Considering 2 Peter 1:4, it’s easy to understand this progression. Here God tells us that it is through the “exceeding great and precious promises” in His Word that we escape “the corruption that is in the world through lust.”
Hebrews 5:14 further tells us that God’s Word gives us spiritual discernment and maturity: “But strong meat belongeth to them that are of full age, even those who by reason of use have their senses exercised to discern both good and evil.”
A spiritual leader who has lost his discernment has surely also lost his personal time with God in His Word. He needs to hear the rebuke of Jesus, “Ye do err, not knowing the scriptures, nor the power of God” (Matthew 22:29).
A lethal devouring
When your discernment is gone, it is only a matter of time before you become Satan’s prey.
This is why 1 Peter 5:8 cautions, “Be sober, be vigilant; because your adversary the devil, as a roaring lion, walketh about, seeking whom he may devour.”
Satan is a defeated foe and can be conquered through the power of God.

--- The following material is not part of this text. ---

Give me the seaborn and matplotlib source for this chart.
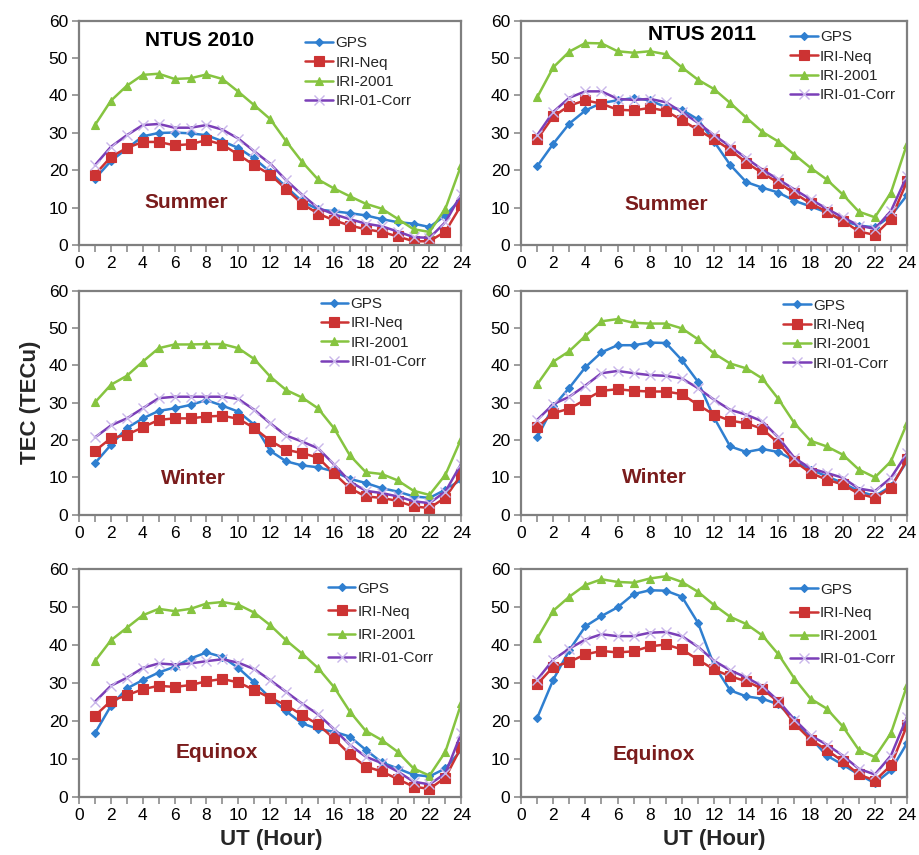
import numpy as np
import pandas as pd
import seaborn as sns
import matplotlib.pyplot as plt
from matplotlib.ticker import MultipleLocator

# =========================
# 1. Data
# =========================
hours = list(range(1, 25))

# NTUS 2010 - Summer
gps_2010_summer = [17.8, 22.5, 25.8, 29.1, 30.0, 30.1, 29.9, 29.4, 27.8, 26.0, 23.2, 19.6,
                   15.6, 11.8, 9.6, 9.1, 8.6, 8.0, 7.0, 6.2, 5.8, 4.9, 8.0, 12.6]
neq_2010_summer = [18.9, 23.6, 26.0, 27.6, 27.6, 26.7, 27.0, 28.1, 26.9, 24.2, 21.4, 18.9,
                   15.0, 11.1, 8.5, 6.7, 5.3, 4.3, 3.6, 2.4, 1.1, 1.1, 3.7, 10.8]
iri_2010_summer = [32.1, 38.6, 42.6, 45.5, 45.8, 44.4, 44.6, 45.6, 44.4, 41.0, 37.4, 33.7,
                   27.8, 22.3, 17.6, 15.2, 13.1, 11.1, 9.8, 7.1, 4.3, 3.6, 9.8, 21.5]
corr_2010_summer = [21.4, 26.3, 29.4, 32.1, 32.4, 31.4, 31.4, 32.1, 30.9, 28.5, 25.1, 21.8,
                    17.4, 13.5, 10.0, 8.3, 7.0, 5.8, 5.1, 3.7, 2.2, 2.0, 6.2, 13.7]

# NTUS 2011 - Summer
gps_2011_summer = [21.1, 27.1, 32.5, 36.0, 38.0, 38.7, 39.3, 38.7, 36.9, 36.2, 33.6, 27.7,
                   21.5, 16.9, 15.4, 14.1, 11.9, 10.4, 8.8, 6.6, 5.3, 4.8, 7.9, 13.4]
neq_2011_summer = [28.3, 34.4, 37.3, 38.7, 37.8, 36.2, 36.0, 36.7, 35.9, 33.4, 30.8, 28.3,
                   25.5, 22.1, 19.3, 16.7, 13.9, 11.2, 9.0, 6.6, 3.7, 2.8, 7.0, 17.1]
iri_2011_summer = [39.5, 47.5, 51.7, 54.0, 53.9, 51.8, 51.4, 51.8, 51.0, 47.5, 44.2, 41.7,
                   38.0, 34.1, 30.3, 27.7, 24.2, 20.7, 17.6, 13.6, 9.0, 7.5, 14.1, 27.1]
corr_2011_summer = [29.4, 35.6, 39.4, 41.1, 41.1, 39.1, 38.8, 39.1, 38.2, 35.6, 32.7, 29.4,
                    26.4, 23.3, 20.2, 17.6, 14.9, 12.3, 9.8, 7.5, 5.3, 4.4, 9.2, 18.6]

# NTUS 2010 - Winter
gps_2010_winter = [13.8, 18.7, 23.2, 25.8, 27.8, 28.5, 29.4, 30.7, 29.2, 27.6, 24.1, 17.1,
                   14.3, 13.2, 12.7, 11.6, 9.6, 8.5, 7.1, 6.2, 4.9, 4.5, 6.7, 9.4]
neq_2010_winter = [17.1, 20.5, 21.4, 23.4, 25.4, 25.8, 25.8, 26.3, 26.5, 25.7, 23.2, 19.8,
                   17.4, 16.5, 15.3, 11.1, 7.1, 4.9, 4.5, 3.7, 2.2, 1.8, 4.6, 10.8]
iri_2010_winter = [30.1, 34.8, 37.2, 41.0, 44.6, 45.6, 45.6, 45.7, 45.7, 44.6, 41.7, 37.0,
                   33.4, 31.4, 28.5, 23.2, 15.9, 11.4, 10.9, 9.2, 6.4, 5.3, 10.7, 20.4]
corr_2010_winter = [20.7, 23.9, 25.8, 28.5, 31.2, 31.6, 31.6, 31.6, 31.6, 31.0, 28.1, 24.5,
                    21.2, 19.6, 17.8, 13.5, 8.9, 6.4, 5.8, 4.9, 3.6, 3.1, 6.2, 13.7]

# NTUS 2011 - Winter
gps_2011_winter = [20.7, 29.0, 34.0, 39.5, 43.5, 45.4, 45.4, 46.1, 46.0, 41.4, 35.6, 26.0,
                   18.3, 16.8, 17.6, 16.8, 14.5, 12.1, 10.3, 8.5, 6.3, 5.0, 7.6, 14.3]
neq_2011_winter = [23.4, 27.2, 28.4, 30.8, 33.2, 33.6, 33.2, 33.0, 33.0, 32.3, 29.4, 26.8,
                   25.2, 24.5, 23.0, 19.2, 14.3, 11.2, 9.4, 8.1, 5.6, 4.5, 7.2, 14.8]
iri_2011_winter = [34.9, 41.0, 43.8, 47.9, 51.8, 52.4, 51.4, 51.2, 51.2, 49.9, 47.0, 43.2,
                   40.5, 39.2, 36.5, 31.0, 24.5, 19.8, 18.3, 16.1, 12.1, 10.0, 14.3, 24.5]
corr_2011_winter = [25.4, 29.6, 31.6, 34.6, 37.9, 38.5, 37.9, 37.4, 37.2, 36.5, 33.9, 30.8,
                    28.1, 26.8, 25.0, 20.7, 15.2, 12.4, 11.2, 9.9, 7.0, 6.3, 9.9, 16.5]

# NTUS 2010 - Equinox
gps_2010_equinox = [16.8, 24.0, 28.6, 30.8, 32.8, 34.3, 36.5, 38.1, 36.9, 34.0, 30.2, 26.1,
                    22.6, 19.4, 17.9, 17.2, 15.9, 12.4, 9.1, 7.5, 5.8, 5.4, 7.5, 12.4]
neq_2010_equinox = [21.4, 25.3, 26.8, 28.4, 29.3, 29.0, 29.5, 30.5, 31.1, 30.2, 28.2, 26.1,
                    24.2, 21.6, 19.1, 15.4, 11.2, 8.0, 6.7, 4.7, 2.7, 2.1, 5.1, 13.2]
iri_2010_equinox = [35.8, 41.3, 44.6, 47.9, 49.6, 49.0, 49.6, 51.0, 51.4, 50.7, 48.6, 45.3,
                    41.3, 37.8, 34.0, 29.0, 22.5, 17.4, 15.0, 11.9, 7.5, 5.6, 11.9, 24.7]
corr_2010_equinox = [25.1, 29.3, 31.4, 34.0, 35.2, 34.9, 35.2, 35.8, 36.3, 35.4, 33.7, 30.8,
                     27.7, 24.6, 21.8, 17.9, 13.7, 10.6, 8.9, 6.7, 4.0, 3.3, 6.2, 16.8]

# NTUS 2011 - Equinox
gps_2011_equinox = [20.8, 30.9, 38.7, 45.0, 47.7, 50.0, 53.5, 54.5, 54.4, 52.8, 45.9, 34.7,
                    28.1, 26.5, 25.9, 24.4, 20.2, 15.6, 10.9, 8.5, 5.9, 3.6, 7.0, 14.2]
neq_2011_equinox = [29.7, 34.3, 35.6, 37.6, 38.5, 38.1, 38.4, 39.7, 40.2, 38.9, 36.2, 33.6,
                    31.8, 30.5, 28.5, 25.0, 19.3, 15.1, 12.4, 9.4, 5.9, 4.3, 8.3, 18.9]
iri_2011_equinox = [41.8, 49.1, 52.8, 55.9, 57.4, 56.7, 56.5, 57.6, 58.2, 56.7, 54.1, 50.6,
                    47.5, 45.6, 42.6, 37.6, 31.2, 25.9, 23.3, 18.6, 12.4, 10.5, 16.8, 29.4]
corr_2011_equinox = [30.9, 36.2, 39.1, 41.5, 42.9, 42.4, 42.4, 43.3, 43.5, 42.4, 39.6, 35.9,
                     33.4, 31.5, 29.2, 25.3, 20.4, 16.2, 13.8, 10.9, 7.4, 5.9, 10.9, 21.1]

model_names = ["GPS", "IRI-Neq", "IRI-2001", "IRI-01-Corr"]
season_names = ["Summer", "Winter", "Equinox"]
year_titles = ["NTUS 2010", "NTUS 2011"]

panels = [
    [gps_2010_summer, neq_2010_summer, iri_2010_summer, corr_2010_summer],
    [gps_2011_summer, neq_2011_summer, iri_2011_summer, corr_2011_summer],
    [gps_2010_winter, neq_2010_winter, iri_2010_winter, corr_2010_winter],
    [gps_2011_winter, neq_2011_winter, iri_2011_winter, corr_2011_winter],
    [gps_2010_equinox, neq_2010_equinox, iri_2010_equinox, corr_2010_equinox],
    [gps_2011_equinox, neq_2011_equinox, iri_2011_equinox, corr_2011_equinox],
]

# =========================
# 2. Styles
# =========================
styles = {
    "GPS":         dict(color="#2f7fd0", marker="D", markersize=4, mec="#2f7fd0", mew=0.8, lw=1.8),
    "IRI-Neq":     dict(color="#cc3333", marker="s", markersize=7, mec="#cc3333", mew=0.8, lw=1.8),
    "IRI-2001":    dict(color="#86c440", marker="^", markersize=6, mec="#86c440", mew=0.8, lw=1.8),
    "IRI-01-Corr": dict(color="#7b3fb8", marker="x", markersize=7, mec="#c9b6ea", mew=1.0, lw=1.8),
}

sns.set_theme(style="ticks")
plt.rcParams["font.family"] = ["Liberation Sans", "DejaVu Sans"]

fig = plt.figure(figsize=(9.19, 8.55), dpi=100)

col_left = [0.086, 0.567]
col_width = [0.416, 0.420]
row_bottom = [0.713, 0.398, 0.068]
row_height = [0.263, 0.262, 0.266]

season_pos = [(0.28, 0.19), (0.376, 0.18), (0.30, 0.16), (0.345, 0.165), (0.36, 0.195), (0.345, 0.185)]
legend_pos = [(0.584, 0.943), (0.689, 0.97), (0.624, 0.985), (0.671, 0.978), (0.643, 0.96), (0.689, 0.955)]
legend_spacing = [0.35, 0.35, 0.35, 0.35, 0.6, 0.6]
title_pos = [(0.315, 0.91), (0.47, 0.94)]

for i, series in enumerate(panels):
    r, c = divmod(i, 2)
    ax = fig.add_axes([col_left[c], row_bottom[r], col_width[c], row_height[r]])
    for name, vals in zip(model_names, series):
        st = styles[name]
        sns.lineplot(x=hours, y=vals, ax=ax, label=name, color=st["color"],
                     marker=st["marker"], markersize=st["markersize"],
                     markeredgecolor=st["mec"], markeredgewidth=st["mew"],
                     linewidth=st["lw"])
    ax.set_xlim(0, 24)
    ax.set_ylim(0, 60)
    ax.xaxis.set_major_locator(MultipleLocator(2))
    ax.xaxis.set_minor_locator(MultipleLocator(1))
    ax.yaxis.set_major_locator(MultipleLocator(10))
    ax.tick_params(axis="both", which="both", direction="out", color="#8c8c8c",
                   labelsize=12.5, labelcolor="black", pad=3)
    ax.tick_params(axis="both", which="major", length=5, width=1.2)
    ax.tick_params(axis="x", which="minor", length=5, width=1.2)
    for sp in ax.spines.values():
        sp.set_visible(True)
        sp.set_color("#7f7f7f")
        sp.set_linewidth(1.6)
    ax.set_xlabel("")
    ax.set_ylabel("")

    sx, sy = season_pos[i]
    ax.text(sx, sy, season_names[r], transform=ax.transAxes, ha="center", va="center",
            fontsize=15, fontweight="bold", color="#7a1c1c")
    if r == 0:
        tx, ty = title_pos[c]
        ax.text(tx, ty, year_titles[c], transform=ax.transAxes, ha="center", va="center",
                fontsize=15, fontweight="bold", color="black")

    lx, ly = legend_pos[i]
    ax.legend(loc="upper left", bbox_to_anchor=(lx, ly), frameon=False, fontsize=11,
              handlelength=1.8, handletextpad=0.15, labelspacing=legend_spacing[i],
              borderaxespad=0, borderpad=0.2)

fig.text(0.033, 0.529, "TEC (TECu)", rotation=90, ha="center", va="center",
         fontsize=16, fontweight="bold")
fig.text(0.295, 0.018, "UT (Hour)", ha="center", va="center", fontsize=16, fontweight="bold")
fig.text(0.777, 0.018, "UT (Hour)", ha="center", va="center", fontsize=16, fontweight="bold")

fig.savefig("out.png", dpi=100, facecolor="white")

But what power does the undiscerning Christian have? He’s not sober or vigilant and has walked into Satan’s trap.
Stay off the path
As I’ve reflected on Dr. Goetsch’s message, I’m reminded anew of the gravity of discontent.
Could I urge you? If there is even a small discontent in your heart, turn from it! Look to Jesus, and recognize the fullness of who He is. Discontent in the heart is an evidence that we do not believe God alone is enough.
Are you finding lustful temptations particularly strong? Look deeper than the temptation, and you will find discontent. Eve would never have been lured into taking the fruit if she had simply rejoiced over the many trees of the garden God had given her to eat. Satan always works to pull our focus to what God has withheld. We would be less likely to fall for his temptations if we would instead focus on what God has given!
Don’t be devoured by Satan. Find your contentment in Jesus Christ, “for he hath said, I will never leave thee, nor forsake thee.” And He is enough!